Hot Air audio: How one wealthy jihad supporter is using UK courts to kill American free speech
posted at 7:30 am on August 2, 2007 by Bryan
It’s difficult to overstate the importance of this story. The Chronicle of Higher Education (sub. required) on Wednesday published an article about Khalid bin Mafouz, a wealthy Saudi banker, and his successful effort to persuade the Cambridge University Press to halt the publication of four books that detail how Saudi citizens use their wealth to finance global terrorism. One of those books, Alms for Jihad, was once on sale at Amazon and elsewhere, but it has been pulled from sale and copies of it are now being pulped. Cambridge has even sent out letters to libraries that stock it and the other three books, asking for their return so that they too can be pulped, meaning they will soon disappear, burying the details they contain on how terrorism finance works and who is behind it.
Dr. Rachel Ehrenfeld of the American Center for Democracy is one of the authors whose books have been subject to judicial attack by Khalid bin Mafouz.
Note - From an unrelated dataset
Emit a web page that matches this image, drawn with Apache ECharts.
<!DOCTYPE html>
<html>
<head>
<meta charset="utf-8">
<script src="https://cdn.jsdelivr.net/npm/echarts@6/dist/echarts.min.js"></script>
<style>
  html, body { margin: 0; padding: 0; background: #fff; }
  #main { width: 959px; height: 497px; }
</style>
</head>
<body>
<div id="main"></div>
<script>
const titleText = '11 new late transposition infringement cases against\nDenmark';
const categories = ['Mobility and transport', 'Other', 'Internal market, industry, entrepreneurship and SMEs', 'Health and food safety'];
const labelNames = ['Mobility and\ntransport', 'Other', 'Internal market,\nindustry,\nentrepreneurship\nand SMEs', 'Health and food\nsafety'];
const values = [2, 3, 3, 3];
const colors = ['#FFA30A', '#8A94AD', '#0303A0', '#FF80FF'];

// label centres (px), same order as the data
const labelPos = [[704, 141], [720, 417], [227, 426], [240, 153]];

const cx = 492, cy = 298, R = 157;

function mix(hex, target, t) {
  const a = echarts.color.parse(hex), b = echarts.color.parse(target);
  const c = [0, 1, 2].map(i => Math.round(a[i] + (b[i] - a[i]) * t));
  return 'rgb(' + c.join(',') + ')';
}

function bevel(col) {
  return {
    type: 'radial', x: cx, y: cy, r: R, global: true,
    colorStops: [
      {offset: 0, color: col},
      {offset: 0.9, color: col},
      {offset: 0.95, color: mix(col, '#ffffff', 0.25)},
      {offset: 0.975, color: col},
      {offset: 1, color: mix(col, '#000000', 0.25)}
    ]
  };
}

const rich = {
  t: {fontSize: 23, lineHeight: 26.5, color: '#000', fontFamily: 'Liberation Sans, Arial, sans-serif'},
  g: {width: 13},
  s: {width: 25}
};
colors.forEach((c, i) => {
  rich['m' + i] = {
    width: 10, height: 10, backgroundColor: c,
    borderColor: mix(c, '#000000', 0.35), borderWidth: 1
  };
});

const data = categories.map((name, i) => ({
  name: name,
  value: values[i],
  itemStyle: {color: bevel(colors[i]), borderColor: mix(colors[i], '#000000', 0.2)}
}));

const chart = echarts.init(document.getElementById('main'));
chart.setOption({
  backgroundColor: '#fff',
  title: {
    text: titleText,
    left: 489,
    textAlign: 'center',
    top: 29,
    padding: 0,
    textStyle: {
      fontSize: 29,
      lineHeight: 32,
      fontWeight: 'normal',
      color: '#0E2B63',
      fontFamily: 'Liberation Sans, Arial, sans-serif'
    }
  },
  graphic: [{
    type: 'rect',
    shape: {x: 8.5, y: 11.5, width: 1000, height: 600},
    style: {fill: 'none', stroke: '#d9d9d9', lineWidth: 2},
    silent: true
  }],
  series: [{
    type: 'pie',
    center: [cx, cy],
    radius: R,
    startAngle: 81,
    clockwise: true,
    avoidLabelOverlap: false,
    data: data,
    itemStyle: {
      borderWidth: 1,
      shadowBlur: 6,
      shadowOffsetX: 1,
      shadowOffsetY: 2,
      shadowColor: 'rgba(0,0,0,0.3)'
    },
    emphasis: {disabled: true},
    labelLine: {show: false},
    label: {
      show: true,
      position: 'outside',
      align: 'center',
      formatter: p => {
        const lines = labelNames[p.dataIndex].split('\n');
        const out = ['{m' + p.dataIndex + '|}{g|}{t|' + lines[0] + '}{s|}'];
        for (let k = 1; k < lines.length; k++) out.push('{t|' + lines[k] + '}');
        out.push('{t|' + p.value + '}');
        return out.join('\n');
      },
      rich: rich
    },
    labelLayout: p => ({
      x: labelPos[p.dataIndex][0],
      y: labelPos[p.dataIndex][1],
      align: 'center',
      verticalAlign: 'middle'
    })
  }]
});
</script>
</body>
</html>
I interviewed her about the case of the censorious jihad financier, and Cambridge Press’ cowardly capitulation to him. She is the author of Funding Evil: How Terrorism is Financed and How to Stop It. She is the only author to date who is fighting back.
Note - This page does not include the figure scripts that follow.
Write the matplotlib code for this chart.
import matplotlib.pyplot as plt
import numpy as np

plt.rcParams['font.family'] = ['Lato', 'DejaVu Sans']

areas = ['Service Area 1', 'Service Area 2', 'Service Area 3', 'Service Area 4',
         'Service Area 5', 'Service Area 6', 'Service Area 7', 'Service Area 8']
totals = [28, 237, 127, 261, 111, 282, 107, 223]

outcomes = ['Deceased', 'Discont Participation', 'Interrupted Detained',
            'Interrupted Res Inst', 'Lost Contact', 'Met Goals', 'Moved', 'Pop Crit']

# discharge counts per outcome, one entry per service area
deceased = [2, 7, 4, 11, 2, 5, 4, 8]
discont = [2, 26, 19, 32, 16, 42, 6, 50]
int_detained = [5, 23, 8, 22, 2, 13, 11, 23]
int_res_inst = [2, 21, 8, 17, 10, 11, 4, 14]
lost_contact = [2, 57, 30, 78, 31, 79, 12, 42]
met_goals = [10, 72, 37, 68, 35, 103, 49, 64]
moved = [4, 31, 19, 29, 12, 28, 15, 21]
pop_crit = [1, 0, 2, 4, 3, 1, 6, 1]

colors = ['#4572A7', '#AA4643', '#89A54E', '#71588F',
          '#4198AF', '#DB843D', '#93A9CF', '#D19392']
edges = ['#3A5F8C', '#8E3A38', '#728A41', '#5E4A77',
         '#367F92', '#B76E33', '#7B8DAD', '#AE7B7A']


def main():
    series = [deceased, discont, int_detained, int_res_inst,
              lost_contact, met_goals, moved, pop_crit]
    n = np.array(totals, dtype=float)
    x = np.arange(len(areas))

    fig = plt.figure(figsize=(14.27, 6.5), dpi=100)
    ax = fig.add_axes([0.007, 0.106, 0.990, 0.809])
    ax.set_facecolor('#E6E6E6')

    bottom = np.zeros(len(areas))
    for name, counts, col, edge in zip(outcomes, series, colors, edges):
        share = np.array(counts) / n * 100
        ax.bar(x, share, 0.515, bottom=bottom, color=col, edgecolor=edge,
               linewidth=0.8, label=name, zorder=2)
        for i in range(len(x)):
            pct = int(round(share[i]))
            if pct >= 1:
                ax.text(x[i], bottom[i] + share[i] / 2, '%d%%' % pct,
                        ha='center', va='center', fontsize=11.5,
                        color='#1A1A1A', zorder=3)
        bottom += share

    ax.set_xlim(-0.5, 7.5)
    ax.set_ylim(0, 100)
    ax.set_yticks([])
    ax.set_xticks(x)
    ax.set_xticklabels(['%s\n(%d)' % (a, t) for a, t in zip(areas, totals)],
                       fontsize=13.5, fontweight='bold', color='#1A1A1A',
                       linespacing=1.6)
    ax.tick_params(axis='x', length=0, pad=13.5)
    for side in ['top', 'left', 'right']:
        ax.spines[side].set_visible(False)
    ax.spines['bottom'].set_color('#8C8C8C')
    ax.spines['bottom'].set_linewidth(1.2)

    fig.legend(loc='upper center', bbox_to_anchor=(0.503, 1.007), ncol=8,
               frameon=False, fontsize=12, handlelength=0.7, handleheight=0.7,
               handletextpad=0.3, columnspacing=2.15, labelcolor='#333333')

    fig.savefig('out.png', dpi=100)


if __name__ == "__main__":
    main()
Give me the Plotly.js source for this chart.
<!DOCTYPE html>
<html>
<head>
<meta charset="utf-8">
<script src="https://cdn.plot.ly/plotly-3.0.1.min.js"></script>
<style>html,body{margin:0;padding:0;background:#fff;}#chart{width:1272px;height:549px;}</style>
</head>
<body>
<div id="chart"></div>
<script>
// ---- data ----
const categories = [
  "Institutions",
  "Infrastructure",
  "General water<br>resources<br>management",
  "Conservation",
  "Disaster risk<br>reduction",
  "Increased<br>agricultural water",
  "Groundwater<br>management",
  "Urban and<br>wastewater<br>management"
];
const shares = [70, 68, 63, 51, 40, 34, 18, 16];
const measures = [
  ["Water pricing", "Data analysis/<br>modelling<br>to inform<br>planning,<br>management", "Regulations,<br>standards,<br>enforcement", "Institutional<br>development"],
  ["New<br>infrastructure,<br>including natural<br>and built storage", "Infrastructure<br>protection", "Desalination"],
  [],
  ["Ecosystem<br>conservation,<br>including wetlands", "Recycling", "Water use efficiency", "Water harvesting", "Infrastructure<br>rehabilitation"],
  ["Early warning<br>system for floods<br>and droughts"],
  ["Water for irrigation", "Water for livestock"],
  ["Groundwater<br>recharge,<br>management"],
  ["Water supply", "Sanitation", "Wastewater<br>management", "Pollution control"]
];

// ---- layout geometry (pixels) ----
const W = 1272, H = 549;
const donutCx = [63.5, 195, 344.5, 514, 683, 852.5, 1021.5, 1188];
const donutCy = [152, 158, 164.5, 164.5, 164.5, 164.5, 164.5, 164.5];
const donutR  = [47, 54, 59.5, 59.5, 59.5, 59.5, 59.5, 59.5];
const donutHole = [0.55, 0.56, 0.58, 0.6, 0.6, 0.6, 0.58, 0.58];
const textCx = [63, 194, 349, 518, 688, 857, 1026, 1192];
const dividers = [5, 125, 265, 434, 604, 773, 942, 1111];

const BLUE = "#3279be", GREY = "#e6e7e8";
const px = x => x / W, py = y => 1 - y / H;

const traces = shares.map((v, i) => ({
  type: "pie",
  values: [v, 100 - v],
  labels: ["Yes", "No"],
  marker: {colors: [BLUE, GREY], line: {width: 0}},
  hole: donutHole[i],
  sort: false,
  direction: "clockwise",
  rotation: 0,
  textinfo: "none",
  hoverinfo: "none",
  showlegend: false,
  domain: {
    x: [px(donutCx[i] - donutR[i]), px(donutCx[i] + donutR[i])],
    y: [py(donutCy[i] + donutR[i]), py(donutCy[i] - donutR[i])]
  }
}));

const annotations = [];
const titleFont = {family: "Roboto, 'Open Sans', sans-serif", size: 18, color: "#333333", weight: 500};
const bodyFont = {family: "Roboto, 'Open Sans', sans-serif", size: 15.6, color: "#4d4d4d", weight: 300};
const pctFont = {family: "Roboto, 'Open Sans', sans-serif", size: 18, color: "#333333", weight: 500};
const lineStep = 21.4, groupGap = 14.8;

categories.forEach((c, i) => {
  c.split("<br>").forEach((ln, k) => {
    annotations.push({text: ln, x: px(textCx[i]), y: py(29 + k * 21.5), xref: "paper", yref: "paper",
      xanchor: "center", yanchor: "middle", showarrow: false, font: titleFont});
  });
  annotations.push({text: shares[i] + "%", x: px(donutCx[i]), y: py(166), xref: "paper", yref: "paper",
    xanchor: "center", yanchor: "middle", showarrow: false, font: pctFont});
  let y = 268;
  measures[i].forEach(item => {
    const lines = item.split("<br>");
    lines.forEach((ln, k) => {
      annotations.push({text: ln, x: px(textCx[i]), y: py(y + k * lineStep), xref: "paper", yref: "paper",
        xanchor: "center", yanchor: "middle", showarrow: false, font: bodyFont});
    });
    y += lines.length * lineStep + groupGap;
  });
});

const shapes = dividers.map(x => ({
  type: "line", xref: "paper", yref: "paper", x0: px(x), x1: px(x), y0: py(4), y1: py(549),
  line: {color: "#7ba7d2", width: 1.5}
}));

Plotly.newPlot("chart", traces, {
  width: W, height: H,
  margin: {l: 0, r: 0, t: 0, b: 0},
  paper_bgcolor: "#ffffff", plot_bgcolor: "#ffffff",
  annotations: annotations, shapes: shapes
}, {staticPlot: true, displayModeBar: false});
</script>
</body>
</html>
More background on this story here, and follow the links.
Update: NRO’s Stanley Kurtz, whose post yesterday (linked above) inspired this interview, links here today and observes:
I continue to be struck by the potential significance of this story, and also by the extent to which a resolution now depends upon the blogosphere. Ultimately, I think the resources of the mainstream press will have to be mobilized in order to resolve the questions at issue here. But there is much the blogosphere can do–above all, generate the sort of publicity that will protect Ehrenfeld and others, and that will force the mainstream press to investigate. And the sort of legal expertise the blogosphere can provide clearly needs to be brought to bear here. There are important and fascinating issues of free speech and national sovereignty at stake, and resolving the legal complexities is well above my pay grade. But that this is a story worth pursuing seems certain.